July 27, 2023
Our Same Job Same Pay campaign has been launched in mining centres, with more events to come as we roll out our ads to challenge mining company scare campaigns.
We recently held two launches in Cessnock in the Hunter Valley and Rockhampton in Central Queensland, both areas strongly impacted by misuse of labour hire in the mining industry.
Hunter Valley launch
In June, mineworkers gathered in Cessnock. Delegates spoke to media about how Same Job Same Pay would affect them and how their response to scaremongering ads from employer groups.
MEU Delegate Rebecca McDonald who is a heavy equipment operator in the Hunter Valley spoke to media about the mistreatment and lack of security faced by labour hire workers in the mining industry.
Rebecca said this issue has had a significant impact on her and her workmates. The overall safety of the workplace is compromised as labour hire workers fear speaking out about issues, reporting injuries, or taking time off when necessary. Rebecca recognises the importance of addressing these concerns to ensure a safe and equitable work environment for all employees.
Northern Mining and NSW Energy District President Robin Williams said we have seen extremely misleading ads and information being spread by the Minerals Council and employer groups about what this legislation will mean.
He said it was important that we get the message out into regional mining communities and talk to those who will benefit from Same Job Same Pay
“The mining industry here in the Hunter Valley pioneered the business model that has seen whole sections of the workforce outsourced to labour hire and that’s why our ads will resonate in the community.
“The Minerals Council are disgracefully suggesting that some workers are paid less because they are bludgers. The truth is that many workers are paid less simply because they are contractors, rather than direct employees.”
He said that Same Job Same Pay would result in a fair economic return to mining regions for the enormous value produced by their communities.
“Mining communities lose $1 billion a year from local economic activity due to mining companies exploiting the labour hire loophole which drives down wages and conditions – including nearly $250 million a year hear in the Hunter Valley.
Latest data from Coal Services shows that in the NSW Northern District coalfields, 43.2% of open cut and 21.9% of underground coal miners are contractors, rather than direct employees.
“That means the Hunter Valley will be one of the biggest regional beneficiaries from Same Job Same Pay laws for labour hire workers.”
We continued the roadshow up in sunny Queensland where MEU Delegates also gathered and addressed media, including Brodie Allen, an Operator in Central Queensland.
Brodie gets paid $40,000 less a year working as a labour hire mineworker in Queensland compared to direct employees.
When Brodie applied to become a permanent employee, he was told he wasn’t suitable for the job – the job he is doing right now.
Mining companies aren’t offering permanent jobs to workers because they can’t do the job or because they don’t have experience – they are simply using labour hire loopholes to cut their wages bill.
MEU Queensland District President Stephen Smyth said the MEU would continue getting out to mining communities and cutting through the BS we have seen from employer groups.
“Mining companies engineered the exploitative labour hire business model and they don’t like being called out on it.
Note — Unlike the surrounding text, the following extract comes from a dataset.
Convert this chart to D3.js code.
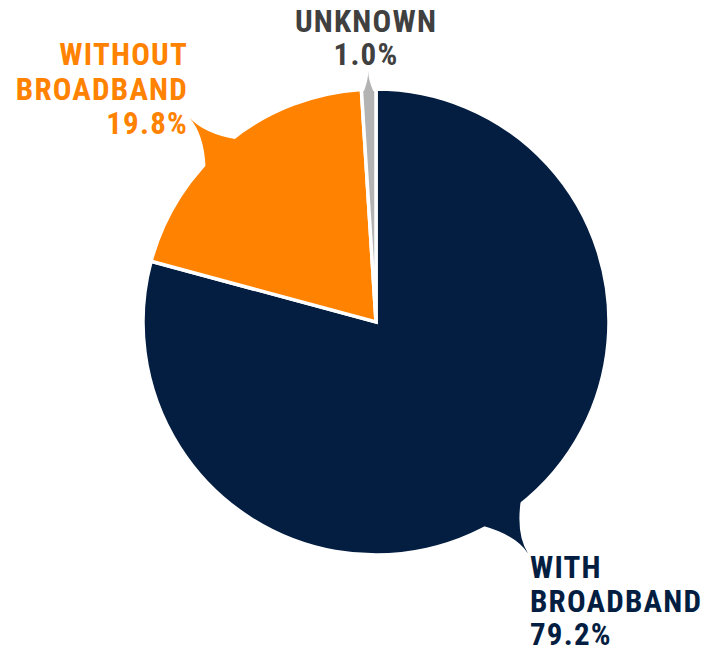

They are trying to confuse people about Same Job Same Pay, but we are committed to getting the message out into regional Queensland about how this legislation will benefit workers and their communities.”
He said that Same Job Same Pay would be especially important for workers across the Central Queensland coalfields, with many employed through labour hire companies including BHP’s Operations Services.
Mr Smyth said that BHP’s admission that closing the labour hire loophole will cost them $1.3 billion showed how much they have taken out of workers’ and communities’ pockets by relying on lower-paid labour hire workers rather than direct employees.
“We have workers in BHP Operations Services who are paid just above the Award rate with minimal guaranteed conditions, meanwhile direct BHP employees covered by the BMA Central Agreement are paid up to $30,000 to $50,000 more per year despite doing the same job.”
While MEU members in Operations Services have recently won a pay rise and improved conditions after engaging in protected industrial action, Mr Smyth said that closing the labour hire loopholes will be important to strengthen collective bargaining and ensure companies stick to their end of the deal.
We encourage all workers to follow and support our Same Job Same Pay campaign as the new laws are developed and journey through parliament.